🌍ap world history: modern review

Stock Exchange

Written by the Fiveable Content Team • Last updated September 2025
Verified for the 2026 exam
Verified for the 2026 examWritten by the Fiveable Content Team • Last updated September 2025

Definition

A stock exchange is a marketplace where stocks, bonds, and other securities are bought and sold. This system allows investors to trade shares of publicly traded companies, facilitating capital investment and economic growth. Stock exchanges play a crucial role in maritime empires by providing a platform for funding exploration, trade expeditions, and expanding commercial networks, which were essential for maintaining and developing these empires.

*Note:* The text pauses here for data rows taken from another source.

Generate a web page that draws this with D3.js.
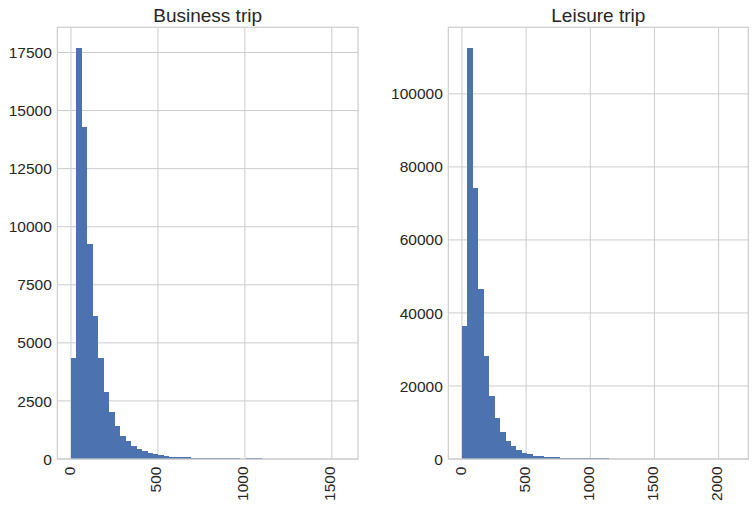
<!DOCTYPE html>
<html>
<head>
<meta charset="utf-8">
<script src="https://cdn.jsdelivr.net/npm/d3@7"></script>
<style>
  body { margin: 0; background: #fff; }
  svg text { font-family: "Liberation Sans", Arial, sans-serif; fill: #262626; }
</style>
</head>
<body>
<div id="chart"></div>
<script>
// counts per bin (50 equal bins each)
var businessCounts = [4350, 17700, 14310, 9270, 6160, 4350, 2890, 2030, 1420, 990,
  780, 560, 430, 345, 260, 215, 170, 130, 86, 86,
  86, 86, 43, 43, 43, 43, 43, 43, 43, 43,
  43, 0, 43, 43, 43, 0, 0, 0, 0, 0,
  0, 0, 0, 0, 0, 0, 0, 0, 0, 1];
var businessRange = [0, 1572];
var businessTicksX = [0, 500, 1000, 1500];
var businessTicksY = [0, 2500, 5000, 7500, 10000, 12500, 15000, 17500];

var leisureCounts = [36390, 112600, 74150, 46510, 28180, 17240, 11220, 7390, 4925, 3560,
  2460, 1640, 1370, 820, 820, 550, 550, 550, 270, 270,
  270, 270, 270, 270, 270, 270, 270, 20, 10, 5,
  5, 0, 0, 0, 0, 0, 0, 0, 0, 0,
  0, 0, 0, 0, 0, 0, 0, 0, 0, 1];
var leisureRange = [0, 2125];
var leisureTicksX = [0, 500, 1000, 1500, 2000];
var leisureTicksY = [0, 20000, 40000, 60000, 80000, 100000];

var titles = ["Business trip", "Leisure trip"];

var width = 755, height = 507;
var top_y = 27.3, bottom_y = 459;
var barColor = '#4c72b0';
var gridColor = '#cccccc';

var svg = d3.select('#chart').append('svg')
  .attr('width', width)
  .attr('height', height);

function drawPanel(left, right, title, counts, range, ticksX, ticksY){
  var span = range[1] - range[0];
  var x = d3.scaleLinear()
    .domain([range[0] - span * 0.05, range[1] + span * 0.05])
    .range([left, right]);
  var y = d3.scaleLinear()
    .domain([0, d3.max(counts) * 1.05])
    .range([bottom_y, top_y]);

  var binw = span / counts.length;
  var g = svg.append('g');

  // grid under the bars
  g.selectAll('.vgrid').data(ticksX).enter().append('line')
    .attr('x1', function(d){ return x(d); })
    .attr('x2', function(d){ return x(d); })
    .attr('y1', top_y).attr('y2', bottom_y)
    .attr('stroke', gridColor).attr('stroke-width', 1);
  g.selectAll('.hgrid').data(ticksY).enter().append('line')
    .attr('x1', left).attr('x2', right)
    .attr('y1', function(d){ return y(d); })
    .attr('y2', function(d){ return y(d); })
    .attr('stroke', gridColor).attr('stroke-width', 1);

  g.selectAll('.bar').data(counts).enter().append('rect')
    .attr('class', 'bar')
    .attr('x', function(d, i){ return x(range[0] + i * binw); })
    .attr('width', function(d, i){ return x(range[0] + (i + 1) * binw) - x(range[0] + i * binw); })
    .attr('y', function(d){ return y(d); })
    .attr('height', function(d){ return bottom_y - y(d); })
    .attr('fill', barColor)
    .attr('shape-rendering', 'crispEdges');

  // frame
  g.append('rect')
    .attr('x', left).attr('y', top_y)
    .attr('width', right - left).attr('height', bottom_y - top_y)
    .attr('fill', 'none').attr('stroke', gridColor).attr('stroke-width', 1.2);

  // y tick labels
  g.selectAll('.ylab').data(ticksY).enter().append('text')
    .attr('x', left - 5.5)
    .attr('y', function(d){ return y(d); })
    .attr('dy', '0.36em')
    .attr('text-anchor', 'end')
    .style('font-size', '15.5px')
    .text(function(d){ return d; });

  // x tick labels, rotated
  g.selectAll('.xlab').data(ticksX).enter().append('text')
    .attr('transform', function(d){ return 'translate(' + x(d) + ',' + (bottom_y + 7.5) + ') rotate(-90)'; })
    .attr('dy', '0.23em')
    .attr('text-anchor', 'end')
    .style('font-size', '15.5px')
    .text(function(d){ return d; });

  g.append('text')
    .attr('x', (left + right) / 2)
    .attr('y', top_y - 5.8)
    .attr('text-anchor', 'middle')
    .style('font-size', '19px')
    .text(title);
}

drawPanel(57.3, 358, titles[0], businessCounts, businessRange, businessTicksX, businessTicksY);
drawPanel(448.3, 748.3, titles[1], leisureCounts, leisureRange, leisureTicksX, leisureTicksY);
</script>
</body>
</html>
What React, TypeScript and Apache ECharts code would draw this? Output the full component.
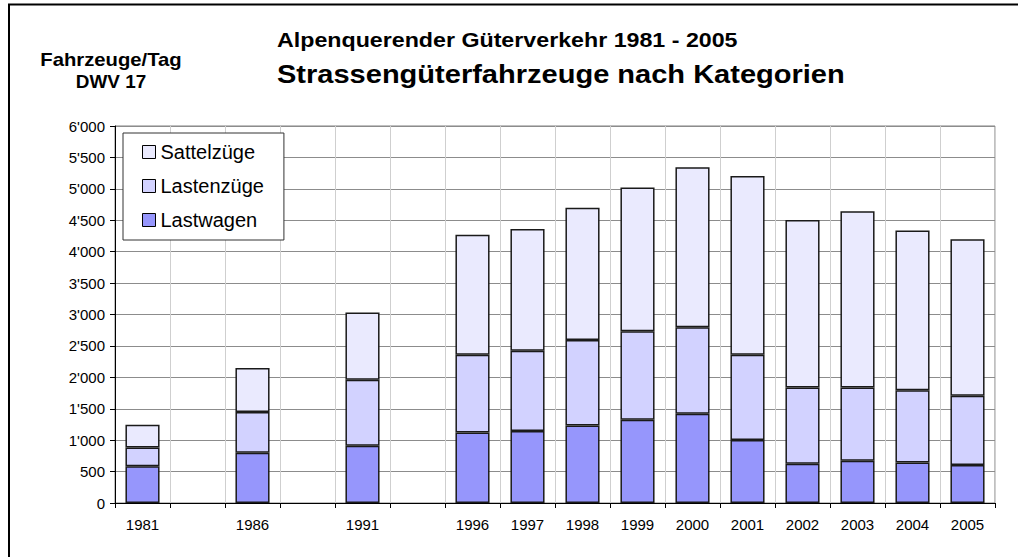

5 Must Know Facts For Your Next Test

  1. The Amsterdam Stock Exchange, established in 1602, is considered the first modern stock exchange, allowing for organized trading of shares.
  2. Maritime empires utilized stock exchanges to fund their naval expeditions and trade routes, enabling them to expand their influence across oceans.
  3. Investors in stock exchanges could share both the risks and rewards of long-distance trading ventures, making it less financially burdensome for individual investors.
  4. Stock exchanges were essential for the emergence of financial markets in maritime empires, creating new economic opportunities and facilitating international trade.
  5. The rise of stock exchanges in maritime empires contributed to the development of modern capitalism by enabling access to capital for a wider range of investors.

Review Questions

  • How did stock exchanges contribute to the economic strategies of maritime empires?
    • Stock exchanges played a significant role in the economic strategies of maritime empires by providing a structured marketplace for raising capital. Investors could buy shares in joint-stock companies that funded exploration and trade expeditions, distributing financial risk across multiple stakeholders. This allowed empires to undertake large-scale ventures, expand their trading networks, and compete effectively on the global stage.
  • Discuss the relationship between joint-stock companies and the stock exchange in fostering maritime expansion.
    • Joint-stock companies relied heavily on stock exchanges for funding their operations, creating a synergy that propelled maritime expansion. By selling shares on the exchange, these companies were able to gather significant capital from various investors who sought potential profits from overseas trade. The stock exchange enabled greater public involvement in maritime ventures, thereby fueling exploration and trade while minimizing risks for individual investors.
  • Evaluate the impact of stock exchanges on the evolution of global trade networks established by maritime empires.
    • The establishment of stock exchanges significantly impacted the evolution of global trade networks by enhancing access to capital for maritime ventures. As stock exchanges became central to financing exploration and trade routes, they enabled maritime empires to expand their reach across continents and establish new trading partnerships. This financial innovation not only facilitated increased commerce but also contributed to the interconnectedness of economies worldwide, laying the groundwork for modern globalization.